By Ruth Steinhardt
Early this April, Joan Kester delivered a guest lecture on the challenges and pathways for autistic young adults transitioning into the workforce to a class at the George Washington University’s Milken Institute School of Public Health. Dr. Kester, an assistant professor of special education and disability studies at GW’s Graduate School of Education and Human Development, is an expert on autistic young people’s career development and transition to adulthood.
The audience to Dr. Kester’s lecture included another group of experts with an essential perspective: 12 young adults who are themselves on the autism spectrum.
“It’s a shame you have to meet so many requirements” to find employment as a person on the spectrum, one said. He spoke, as most of the young autistic adults in the class did, by pointing to letters on a laminated alphabet board held by an aide.
The visitors were nonspeaking and minimally speaking autistic youths from Growing Kids Therapy Center in Herndon, Va. They are one group of several from the autistic young adult community who, along with their families, have participated in the class all semester alongside GW students.
“The most effective means of education is coming from individuals with autism and their families,” Dr. Kester said. “The biggest impact that I’ve seen is when people speak for themselves, in whatever form that takes.”
Integrating the voices of the population under discussion is a key component of Sean Cleary’s class, “The Autism Experience: A Public Health Perspective.” As a result, his classroom is unique. The audience was not silent during Dr. Kester’s lecture: some attendees engaged in near-constant self-stimulatory behavior, the repeated phrases, noises or motions that, to outsiders, often characterize ASD.
Dr. Cleary, an associate professor of epidemiology, has a background in community-based research, in which academics and the populations they study work together to identify where needs are and where solutions should come from.
“Structurally the class is designed to cover the science of autism, its epidemiology and those aspects,” Dr. Cleary said. “But it also has sessions on viewpoints and more practical issues.”
“This first-of-a-kind class not only highlights the real world experience of autistic young adults, but adds to that interdisciplinary knowledge from autism experts drawn from the GW campus and the nation’s capital,” said Stacey DiLorenzo, executive dean of external relations at the Milken Institute SPH. “The unique content of this course helps our school train the next generation of leaders in the field of autism.”
An estimated 50,000 adolescents with autistic spectrum disorder (ASD) turn 18 each year, and Dr. Cleary said members of the population are underserved in multiple ways as they transition out of pediatric care and seek more independence. Parents, who are often their primary caretakers, also age out of their ability to fulfill that role.

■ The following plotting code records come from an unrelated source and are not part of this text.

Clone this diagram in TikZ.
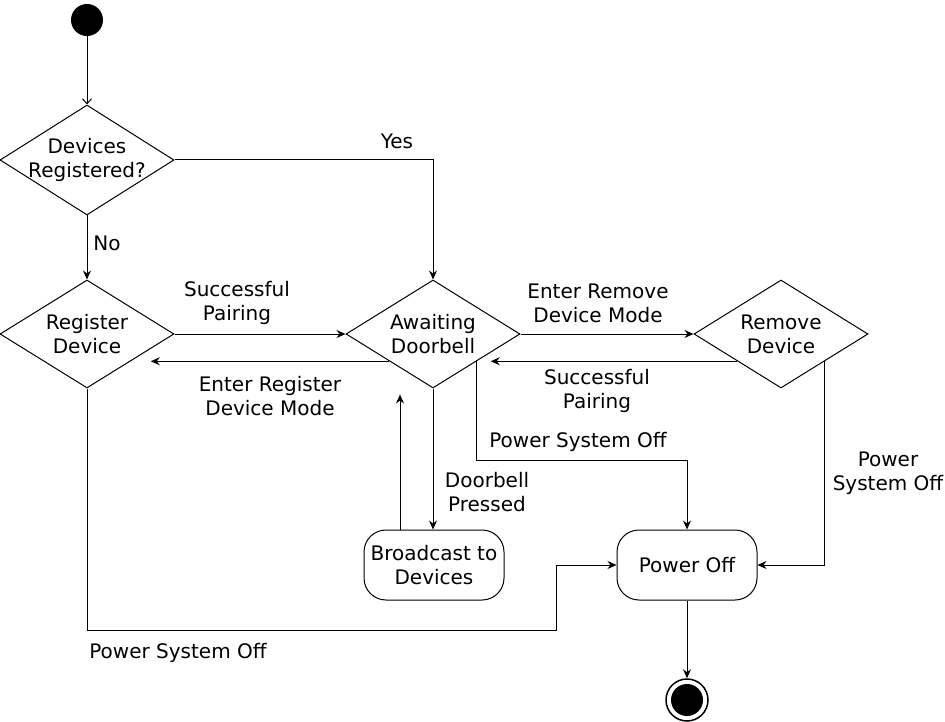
\documentclass[tikz,border=0pt]{standalone}
\usepackage{fontspec}
\setmainfont{DejaVu Sans}
\usetikzlibrary{positioning, shapes.geometric, arrows.meta}
\tikzset{
    %Define style for decisions
    decision/.style={
           diamond,
           draw=black, line width=1pt,
           minimum width=174pt,
           minimum height=108pt,
           inner sep=0pt},
 %
    statebox/.style={
           rectangle,
           rounded corners=22pt,
           draw=black, line width=1pt,
           minimum width=140pt,
           minimum height=70pt,
           align=center},
 %
    initstate/.style={
           circle,
           fill=black,
           minimum size=32pt,
           inner sep=0pt},
 %
    finalstate/.style={
           circle,
           draw=black, line width=1.5pt,
           minimum size=42pt,
           inner sep=0pt,
           path picture={\fill (path picture bounding box.center) circle (16pt);}},
 %
    lbl/.style={
           align=center,
           inner sep=0pt},
%
    % Define arrow style
    arrow/.style={
           -{Stealth[length=9pt,width=8pt,inset=3pt]},
           line width=1pt},
    openarrow/.style={
           -{Straight Barb[length=5pt,width=9pt]},
           line width=1pt}
}

\begin{document}
\begin{tikzpicture}[x=1pt,y=-1pt,
  every node/.style={font=\fontsize{20pt}{24pt}\selectfont}]
  \useasboundingbox (0,0) rectangle (945,722);

  % states and decisions
  \node[initstate] (start) at (87,20) {};
  \node[decision, minimum height=110pt,
        label={[lbl]center:Devices\\Registered?}] (devreg) at (87,160) {};
  \node[decision, label={[lbl]center:Register\\Device}] (regdev) at (87,334) {};
  \node[decision, label={[lbl]center:Awaiting\\Doorbell}] (await) at (433,334) {};
  \node[decision, label={[lbl]center:Remove\\Device}] (remove) at (781,334) {};
  \node[statebox] (broadcast) at (434,565) {Broadcast to\\Devices};
  \node[statebox] (poweroff) at (687,565) {Power Off};
  \node[finalstate] (end) at (687,700) {};
  \coordinate (bendoff) at (556,630);

  % transitions
  \draw[openarrow] (start) -- (devreg.north);
  \draw[arrow] (devreg.east) -| (await.north);
  \draw[arrow] (devreg.south) -- (regdev.north);
  \draw[arrow] (regdev.east) -- (await.west);
  \draw[arrow, shorten >=20pt] (await.south west) -- (regdev.south east);
  \draw[arrow] (await.east) -- (remove.west);
  \draw[arrow, shorten >=14pt] (remove.south west) -- (await.south east);
  \draw[arrow] (await.south) -- (await.south |- broadcast.north);
  \draw[arrow, shorten >=6pt] ([xshift=-34pt]broadcast.north)
        -- ([xshift=-34pt]broadcast.north |- await.south);
  \draw[arrow] (await.south east) -- ++(0,99) -| (poweroff.north);
  \draw[arrow] (remove.south east) |- (poweroff.east);
  \draw[arrow] (regdev.south) |- (bendoff) |- (poweroff.west);
  \draw[arrow] (poweroff.south) -- (end);

  % transition labels
  \node[lbl] (yes) at (397,141) {Yes};
  \node[lbl] (no) at (107,243) {No};
  \node[lbl] (pairleft) at (237,303) {Successful\\Pairing};
  \node[lbl] (enterreg) at (270,396) {Enter Register\\Device Mode};
  \node[lbl] (enterrem) at (598,303) {Enter Remove\\Device Mode};
  \node[lbl] (pairright) at (597,391) {Successful\\Pairing};
  \node[lbl] (offmid) at (578,442) {Power System Off};
  \node[lbl] (pressed) at (487,492) {Doorbell\\Pressed};
  \node[lbl] (offright) at (888,473) {Power\\System Off};
  \node[lbl] (offbottom) at (178,653) {Power System Off};
\end{tikzpicture}
\end{document}
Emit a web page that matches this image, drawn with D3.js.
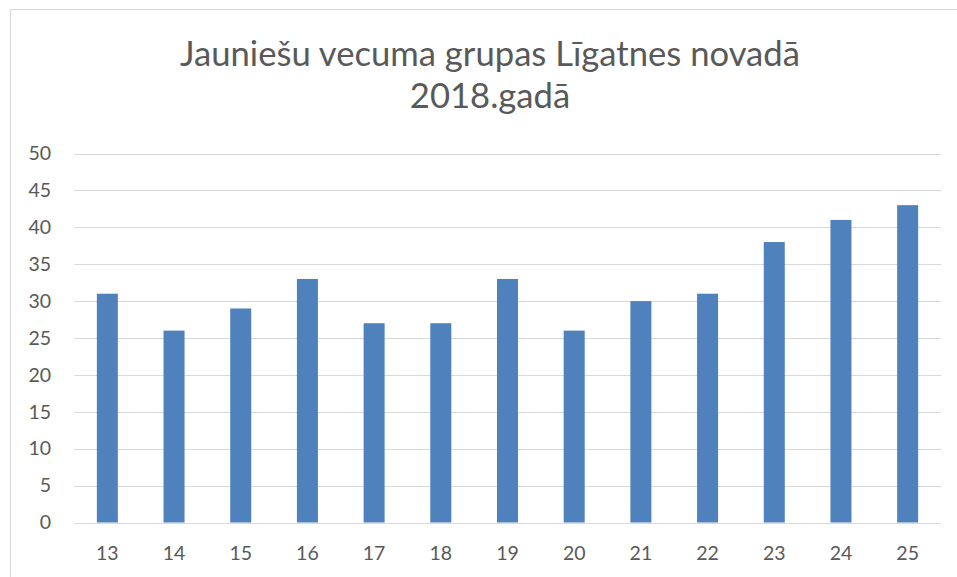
<!DOCTYPE html>
<html><head><meta charset="utf-8">
<script src="https://cdn.jsdelivr.net/npm/d3@7"></script>
<style>body{margin:0;background:#fff}svg{display:block}</style>
</head><body>
<svg id="c" width="957" height="577"></svg>
<script>
const titleLines = ["Jauniešu vecuma grupas Līgatnes novadā", "2018.gadā"];
const categories = ["13","14","15","16","17","18","19","20","21","22","23","24","25"];
const values = [31, 26, 29, 33, 27, 27, 33, 26, 30, 31, 38, 41, 43];
const yTicks = [0, 5, 10, 15, 20, 25, 30, 35, 40, 45, 50];

const svg = d3.select("#c");
const font = "Lato, 'Open Sans', sans-serif";
const txt = "#595959";

// chart border
svg.append("path").attr("d", "M10.5,577 L10.5,9.5 L957,9.5")
  .attr("fill", "none").attr("stroke", "#d9d9d9").attr("stroke-width", 1);

const x = d3.scaleBand().domain(categories).range([74, 941]).paddingInner(0.685).paddingOuter(0.3425);
const y = d3.scaleLinear().domain([0, 50]).range([522.5, 153.5]);

// gridlines
svg.append("g").selectAll("line").data(yTicks).join("line")
  .attr("x1", 74).attr("x2", 941)
  .attr("y1", d => Math.round(y(d)) + 0.5).attr("y2", d => Math.round(y(d)) + 0.5)
  .attr("stroke", "#d9d9d9").attr("stroke-width", 1);

// bars
svg.append("g").selectAll("rect").data(values).join("rect")
  .attr("x", (d, i) => x(categories[i]))
  .attr("width", x.bandwidth())
  .attr("y", d => y(d))
  .attr("height", d => y(0) - y(d))
  .attr("fill", "#4f81bd");

// y axis labels
const yAxis = d3.axisLeft(y).tickValues(yTicks).tickSize(0).tickPadding(0);
const gy = svg.append("g").attr("transform", "translate(51,0)").call(yAxis);
gy.select(".domain").remove();
gy.selectAll("text").attr("font-family", font).attr("font-size", 19.5).attr("fill", txt);

// x axis labels
const xAxis = d3.axisBottom(x).tickSize(0).tickPadding(0);
const gx = svg.append("g").attr("transform", "translate(0,546)").call(xAxis);
gx.select(".domain").remove();
gx.selectAll("text").attr("font-family", font).attr("font-size", 19.5).attr("fill", txt);

// title
const t1 = svg.append("text").attr("x", 490).attr("y", 66).attr("text-anchor", "middle")
  .attr("font-family", font).attr("font-size", 32).attr("fill", txt).text(titleLines[0]);
const w = t1.node().getComputedTextLength();
const fs = 32 * 620 / w;
t1.attr("font-size", fs);
svg.append("text").attr("x", 490).attr("y", 108).attr("text-anchor", "middle")
  .attr("font-family", font).attr("font-size", fs).attr("fill", txt).text(titleLines[1]);
</script>
</body></html>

And few health professionals are trained to address the challenges specific to young autistic adults. In fact, Dr. Cleary said, little data exists on autism in young adults and adults in North America, where the disorder is primarily studied in children.
Dr. Cleary’s goals for the class are twofold: to introduce GW students to the basics of community research and also to expose them to the voices of their peers with ASD.
“There are misperceptions about this population regarding their cognitive abilities, whether they have an intellectual deficit or not,” he said. “Once our students hear from these young adults, they realize very quickly how much they contribute to the discussion.”
He hopes that exposure will stick with his students. Participants in the class come from a range of study areas both graduate and undergraduate, and not all are pursuing degrees in the Milken Institute SPH.
“Whether they approach this class from a clinical perspective, a counseling perspective, research, whatever, they can draw on that experience,” he said.
In designing the class, Dr. Cleary spoke directly to college-aged young people with ASD. What would they like to learn about? What would they like their neurotypical peers to learn about them?
In some ways, he said, the answers surprised him. When he proposed that the class could get away from just discussing autism—reading a piece of poetry, for instance, and discussing that piece as a kind of community-building exercise between neurotypical and neuroatypical students—the autistic students expressed disinterest.
“They really wanted to hear lectures about the science of autism and the statistics around it, to be able to learn from and respond to that,” he said.
Though the class covers a range of practical subjects regarding young autistic adults, including employment, self-advocacy and housing, Dr. Cleary said he hopes future iterations will be able to cover even more. Interviewing participants, he learned that many of them wanted to talk about health care and about relationships, neither of which were able to have dedicated class sessions this semester.
“One of the reasons we’re doing this class is to identify areas that need more attention,” he said. “It’s been invaluable to have these young adults come to the course. Afterwards, I’ll continue to meet with them, to learn what works, what didn’t work, what they’d like to see, and we’ll start really figuring out how to engage them in the research.”